Depending on your environment, there is a way to address this particular case.  If you know you will have lots of small files, it would be more efficient from a space point of view to provide a LUN from the NetApp to a Linux server.  That server could create a filesystem on the LUN that uses a smaller block size internally, like allocation units of 512 bytes.  Then the server can share it via NFS.  Of course, there are tradeoffs.  The Linux server is a single point of failure.  Because the Linux server's read/write size would typically not align with the NetApp block size, NetApp performance would decrease.  You need NetApp iSCSI/FC protocol licensing and the appropriate connections.  And there is overhead through the Linux server as well.  The whole configuration is more complex, but this configuration maximizes space usage, if that is the over-riding concern in a situation.

ig-091714
7,208 Views

Interesting, that is all good to know.
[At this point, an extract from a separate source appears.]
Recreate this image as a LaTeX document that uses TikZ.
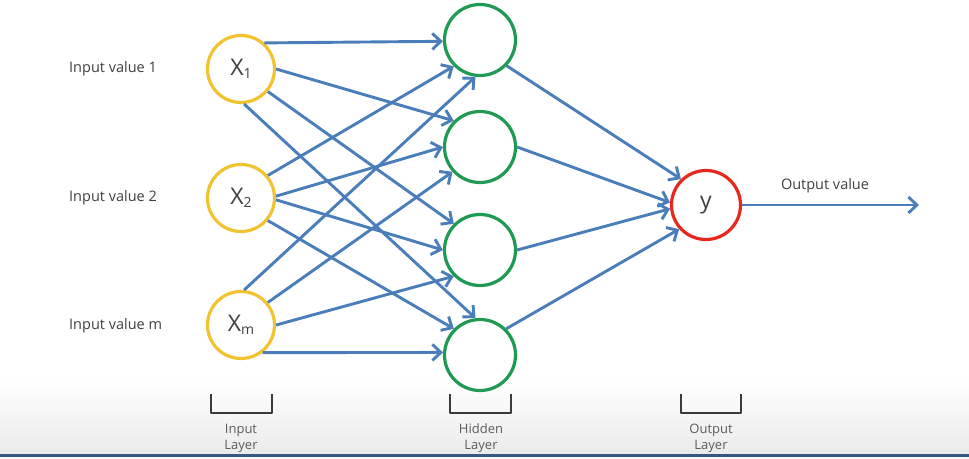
\documentclass[tikz,border=0pt]{standalone}
\usepackage{fontspec}
\setmainfont{Open Sans}
\usetikzlibrary{arrows.meta}
\definecolor{conncol}{HTML}{4A7EBB}
\definecolor{incol}{HTML}{F2C330}
\definecolor{hidcol}{HTML}{1E9A52}
\definecolor{outcol}{HTML}{E8281E}
\definecolor{txtcol}{HTML}{404040}
\definecolor{brcol}{HTML}{3A3A3A}
\definecolor{barcol}{HTML}{34568A}
\tikzset{
  neuron/.style={circle, draw, line width=3.2pt, fill=white, inner sep=0pt},
  innode/.style={neuron, draw=incol, minimum size=67pt},
  hidnode/.style={neuron, draw=hidcol, minimum size=71pt},
  outnode/.style={neuron, draw=outcol, minimum size=69pt},
  conn/.style={draw=conncol, line width=2.9pt, -{Straight Barb[length=8.5pt,width=16pt,line width=2.9pt]}},
  sidelabel/.style={text=txtcol, font=\fontsize{14.5}{17}\selectfont, anchor=west, inner sep=0pt},
  nlabel/.style={text=txtcol, font=\fontsize{23}{26}\selectfont},
  layerlabel/.style={text=txtcol!85, font=\fontsize{13}{16}\selectfont, align=center, inner sep=0pt},
  bracket/.style={draw=brcol, line width=2.8pt, line join=round}
}
\begin{document}
\begin{tikzpicture}[x=1pt,y=-1pt]
\useasboundingbox (0,0) rectangle (969,458);
\fill[white] (0,0) rectangle (969,458);
\shade[top color=white, bottom color=black!8] (0,380) rectangle (969,454);
\fill[barcol] (0,454) rectangle (969,456.5);
\fill[black!4] (0,456.5) rectangle (969,458);

% input nodes
\node[innode] (x1) at (241,69) {};
\node[innode] (x2) at (241,198) {};
\node[innode] (xm) at (241,325) {};
\node[nlabel] at (x1) {X\raisebox{-2.5pt}{\fontsize{14}{16}\selectfont 1}};
\node[nlabel] at (x2) {X\raisebox{-2.5pt}{\fontsize{14}{16}\selectfont 2}};
\node[nlabel] at (xm) {X\raisebox{-2.5pt}{\fontsize{14}{16}\selectfont m}};

% hidden nodes
\node[hidnode] (h1) at (480,40) {};
\node[hidnode] (h2) at (480,147) {};
\node[hidnode] (h3) at (480,250) {};
\node[hidnode] (h4) at (480,355) {};

% output node
\node[outnode] (y) at (706,205) {};
\node[nlabel] at (y) {y};
\coordinate (yend) at (919,205);

% side labels
\node[sidelabel] (l1) at (69,69) {Input value 1};
\node[sidelabel] (l2) at (69,198) {Input value 2};
\node[sidelabel] (l3) at (69,326) {Input value m};
\node[text=txtcol, font=\fontsize{14.5}{17}\selectfont] (ol) at (825,186) {Output value};

% input -> hidden
\draw[conn] (x1.48) -- (h1.182);
\draw[conn] (x1.0) -- (h2.135);
\draw[conn] (x1.-40) -- (h3.135);
\draw[conn] (x1.-85) -- (h4.97);
\draw[conn] (x2.40) -- (h1.225);
\draw[conn] (x2.3) -- (h2.180);
\draw[conn] (x2.-3) -- (h3.180);
\draw[conn] (x2.-40) -- (h4.135);
\draw[conn] (xm.85) -- (h1.263);
\draw[conn] (xm.40) -- (h2.222);
\draw[conn] (xm.0) -- (h3.225);
\draw[conn] (xm.-52) -- (h4.176);

% hidden -> output
\draw[conn] (h1.-44) -- (y.134);
\draw[conn] (h2.0) -- (y.176);
\draw[conn] (h3.0) -- (y.186);
\draw[conn] (h4.45) -- (y.222);
\draw[conn] (y.east) -- (yend);

% brackets
\draw[bracket] (211,394) -- (211,413) -- (272,413) -- (272,394);
\draw[bracket] (450,394) -- (450,413) -- (511,413) -- (511,394);
\draw[bracket] (681,394) -- (681,413) -- (741,413) -- (741,394);
\node[layerlabel] (il) at (241,438) {Input\\Layer};
\node[layerlabel] (hl) at (481,438) {Hidden\\Layer};
\node[layerlabel] (oll) at (711,438) {Output\\Layer};
\end{tikzpicture}
\end{document}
Is there no way to reduce the block size of a volume then on the netapp?

 

Additionally, in doing the calculations myself, I'm coming up with a different number. Maybe i'm not figuring things up correctly, please correct my math if i'm doing it wrong

590000 * 4 = 2360000 KB used from this block size configuration

2360000 / 1024 = 2304.6 MB

2304.6 / 1024 = 2.25 GB used

 

 

 

 

bobshouseofcards
7,200 Views

The block size is what it is.  No bigger, no smaller.

 

And you'll likely never calculate it exactly - what with metadata that you don't see, snapshot information, etc.  Just something of which to be aware.

ig-091714
7,197 Views

Well sure, I wasn't thinking that I would be able to get the exact number of "wasted" space based on the block size. But our calculations are off from each other by a multiple of 1024, so I guess what I'm trying to figure out is - are my 590,000 files using 2.25GB or 2.25TB based on block size alone.

bobshouseofcards
7,148 Views

Decimal points - Arggh!

ig-091714
5,920 Views

haha, those seemingly insignificant dots huh? 😉

 

With that said though, I'm back to square one on where all of this storage is.